When you throw in LiAlH4 with a carboxylic acid, you always see the reaction being written out as the Hydride ion attacking the carbonyl function.

But why can't it just de-protonate the OH?

Also, can't LAH also deprotonate alpha carbons of carbonyl functions that are pretty acidic?

Why do we always see it acting as a nucleophile rather than a base when we throw it in with carbonyls? De-protonation is much faster than nucleophilic attack isn't it?

 

[sjb-2812]

When you throw in LiAlH4 with a carboxylic acid, you always see the reaction being written out as the Hydride ion attacking the carbonyl function.

But why can't it just de-protonate the OH?
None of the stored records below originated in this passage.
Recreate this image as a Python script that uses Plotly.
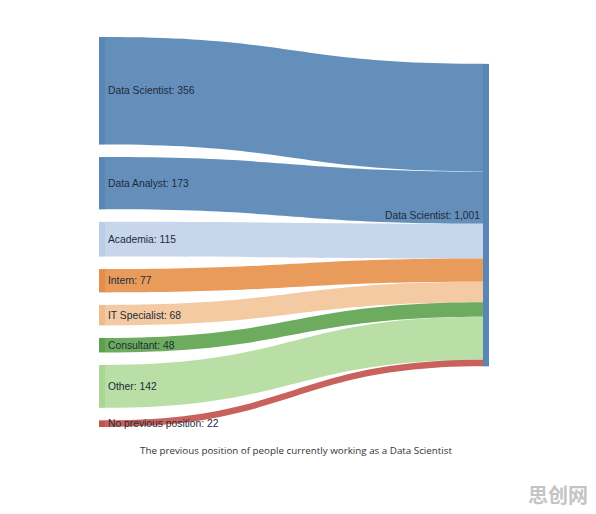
import plotly.graph_objects as go

W, H = 596, 514

sources = ["Data Scientist", "Data Analyst", "Academia", "Intern", "IT Specialist",
           "Consultant", "Other", "No previous position"]
values = [356, 173, 115, 77, 68, 48, 142, 22]
target = "Data Scientist"
node_colors = ["#5b87b5", "#5b87b5", "#bccde6", "#e58c48", "#efbd8c", "#5d9f4e", "#a9d694", "#c25450"]
link_colors = ["#658fbb", "#658fbb", "#c7d6eb", "#e99b5c", "#f3caa1", "#6dab5f", "#b9dea6", "#c9615c"]
right_color = "#5a86b6"
caption = "The previous position of people currently working as a Data Scientist"
watermark = "思创网"

# layout geometry (pixels)
X0, X1 = 99, 489
Y0, Y1 = 37, 427
PAD = 12.5
THICK = 6

total = sum(values)
labels = [f"{s}: {v:,}" for s, v in zip(sources, values)] + [f"{target}: {total:,}"]
n = len(sources)

# fixed node positions (normalized centres inside the domain) so the order is kept
dom_h = Y1 - Y0
dom_w = X1 - X0
ky = (dom_h - (n - 1) * PAD) / total
node_y = []
cur = 0.0
for v in values:
    h = v * ky
    node_y.append((cur + h / 2) / dom_h)
    cur += h + PAD
right_center = sum(c * v for c, v in zip(node_y, values)) / total
node_y.append(right_center)
node_x = [THICK / 2 / dom_w] * n + [1 - THICK / 2 / dom_w]

fig = go.Figure(go.Sankey(
    arrangement="fixed",
    domain=dict(x=[X0 / W, X1 / W], y=[1 - Y1 / H, 1 - Y0 / H]),
    node=dict(
        label=labels,
        pad=PAD,
        thickness=THICK,
        x=node_x,
        y=node_y,
        color=node_colors + [right_color],
        line=dict(width=0),
    ),
    link=dict(
        source=list(range(n)),
        target=[n] * n,
        value=values,
        color=link_colors,
        hoverinfo="skip",
    ),
    textfont=dict(family="Liberation Sans, Arial", size=10.3, color="#1e2b3a", shadow="none"),
    hoverinfo="skip",
))

fig.add_annotation(
    text=caption, x=296 / W, y=1 - 450 / H, xref="paper", yref="paper",
    showarrow=False, xanchor="center", yanchor="middle",
    font=dict(family="Open Sans", size=9.8, color="#333333"),
)
fig.add_annotation(
    text=f"<b>{watermark}</b>", x=558 / W, y=1 - 494 / H, xref="paper", yref="paper",
    showarrow=False, xanchor="center", yanchor="middle",
    font=dict(family="Noto Sans CJK SC", size=20, color="#c4c4c4"),
)

fig.update_layout(
    width=W, height=H,
    margin=dict(l=0, r=0, t=0, b=0),
    paper_bgcolor="white", plot_bgcolor="white",
    showlegend=False,
)

fig.write_html("out.html")
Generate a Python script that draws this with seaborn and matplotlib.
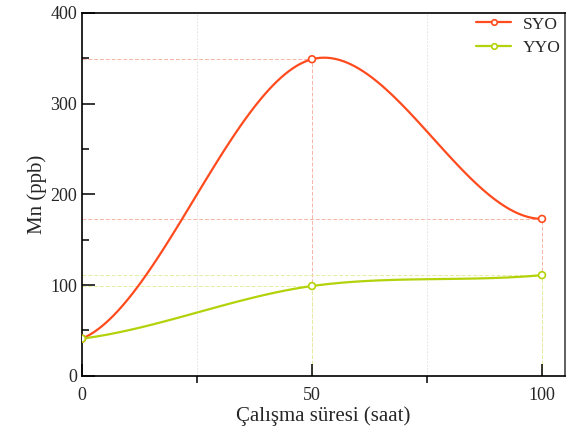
import numpy as np
import pandas as pd
import seaborn as sns
import matplotlib
matplotlib.use("Agg")
import matplotlib.pyplot as plt
from matplotlib.ticker import MultipleLocator

# measured values
hours = [0, 50, 100]
syo = [41, 349, 173]
yyo = [41, 99, 111]
series_names = ["SYO", "YYO"]
colors = {"SYO": "#FF4B1E", "YYO": "#B4D20A"}
drop_colors = {"SYO": "#F7B3A6", "YYO": "#E4EEA0"}


def smooth(x, y, n=60):
    # cubic hermite curve through the points (like origin spline connect)
    x = np.asarray(x, float)
    y = np.asarray(y, float)
    sec = np.diff(y) / np.diff(x)
    m = np.zeros_like(y)
    m[1:-1] = (y[2:] - y[:-2]) / (x[2:] - x[:-2])
    m[0] = 0.22 * sec[0] + 0.58 * m[1]
    m[-1] = 0.22 * sec[-1] + 0.58 * m[-2]
    xs, ys = [], []
    for i in range(len(x) - 1):
        h = x[i + 1] - x[i]
        t = np.linspace(0, 1, n)
        h00 = 2 * t**3 - 3 * t**2 + 1
        h10 = t**3 - 2 * t**2 + t
        h01 = -2 * t**3 + 3 * t**2
        h11 = t**3 - t**2
        xs.append(x[i] + t * h)
        ys.append(h00 * y[i] + h10 * h * m[i] + h01 * y[i + 1] + h11 * h * m[i + 1])
    return np.concatenate(xs), np.concatenate(ys)


df = pd.DataFrame({"hours": hours, "SYO": syo, "YYO": yyo})
long_df = df.melt(id_vars="hours", var_name="series", value_name="mn")

sns.set_style("ticks")
plt.rcParams["font.family"] = ["Liberation Serif", "DejaVu Serif"]

fig, ax = plt.subplots(figsize=(5.71, 4.32), dpi=100)
fig.subplots_adjust(left=0.1436, right=0.9895, top=0.97, bottom=0.13)

# drop lines to the axes
for name in series_names:
    for xv, yv in zip(df["hours"], df[name]):
        if xv == 0:
            continue
        ax.plot([0, xv], [yv, yv], ls=(0, (4, 2)), lw=0.7, color=drop_colors[name], zorder=0.5)
        ax.plot([xv, xv], [0, yv], ls=(0, (4, 2)), lw=0.7, color=drop_colors[name], zorder=0.5)

for name in series_names:
    xs, ys = smooth(df["hours"], df[name])
    sns.lineplot(x=xs, y=ys, ax=ax, color=colors[name], lw=1.6, zorder=3)

sns.scatterplot(data=long_df, x="hours", y="mn", hue="series", palette=colors,
                ax=ax, s=24, marker="o", linewidth=1.2, legend=False, zorder=4)
for coll in ax.collections:
    coll.set_facecolor("white")
    coll.set_edgecolor([colors[s] for s in long_df["series"]])

# legend handles
handles = [plt.Line2D([], [], color=colors[n], lw=1.6, marker="o", ms=4,
                      mfc="white", mec=colors[n], mew=1.2) for n in series_names]
ax.legend(handles, series_names, loc="upper right", bbox_to_anchor=(1.008, 1.012),
          frameon=False, fontsize=12.5, handlelength=2.0, handletextpad=0.7,
          borderaxespad=0.05, labelspacing=0.4)

ax.set_xlim(0, 105)
ax.set_ylim(0, 400)
ax.xaxis.set_major_locator(MultipleLocator(50))
ax.xaxis.set_minor_locator(MultipleLocator(25))
ax.yaxis.set_major_locator(MultipleLocator(100))
ax.yaxis.set_minor_locator(MultipleLocator(50))
ax.tick_params(axis="both", which="both", color="black", width=1.1)
ax.tick_params(axis="both", which="major", direction="in", length=9, labelsize=13)
ax.tick_params(axis="y", which="minor", direction="in", length=5)
ax.tick_params(axis="x", which="minor", direction="out", length=5)
ax.tick_params(axis="x", which="major", pad=8)
ax.grid(axis="x", which="minor", color="#DDDDDD", lw=0.6, ls=(0, (2, 2)))

for sp in ax.spines.values():
    sp.set_visible(True)
    sp.set_color("black")
    sp.set_linewidth(1.2)
ax.spines["right"].set_color("#444444")

ax.set_xlabel("Çalışma süresi (saat)", fontsize=15, labelpad=2)
ax.set_ylabel("Mn (ppb)", fontsize=15, labelpad=2)

fig.savefig("out.png", dpi=100)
Also, can't LAH also deprotonate alpha carbons of carbonyl functions that are pretty acidic?

Why do we always see it acting as a nucleophile rather than a base when we throw it in with carbonyls? De-protonation is much faster than nucleophilic attack isn't it?

Where have you seen LAH acting as a nucleophile for acids?

 

[pseudophonist]

the proper charge in AlH4 (-) is on the aluminium not the hydrogen. Essentially the negative charge density on the hydrogen is too low for them to act as a base. This isn't to say it won't, but that the nucleophilicity of the aluminium is high enough that the acid-base reaction is of low importance.
This is the reason we use reagents like Aluminium hydride and Borohydride: because they're allow a sort of nucleophilic addition of hydride.

 

[SpectraCat]

When you throw in LiAlH4 with a carboxylic acid, you always see the reaction being written out as the Hydride ion attacking the carbonyl function.

But why can't it just de-protonate the OH?

Also, can't LAH also deprotonate alpha carbons of carbonyl functions that are pretty acidic?

Why do we always see it acting as a nucleophile rather than a base when we throw it in with carbonyls? De-protonation is much faster than nucleophilic attack isn't it?

In addition to the other comments, I would add that you are right that proton exchange is usually (much) faster than other chemical processes, in cases where there is a clear proton donor and acceptor. However, in this case, the Al in the AlH₄^- is coordinatively saturated ... in other words, there is no place for another (5th) proton to coordinate, so although there may be proton donors around, there really isn't a proton acceptor. On the other hand, hydrides can form fairly strong "dihydrogen bonds" .. these are like normal H-bonds, except the partially negatively charged hydride interacts with the partial positively charged proton. I suspect the reason this doesn't happen to a significant extent for AlH₄^- is (as noted by a previous poster), the negative charge resides primarily on the aluminum center.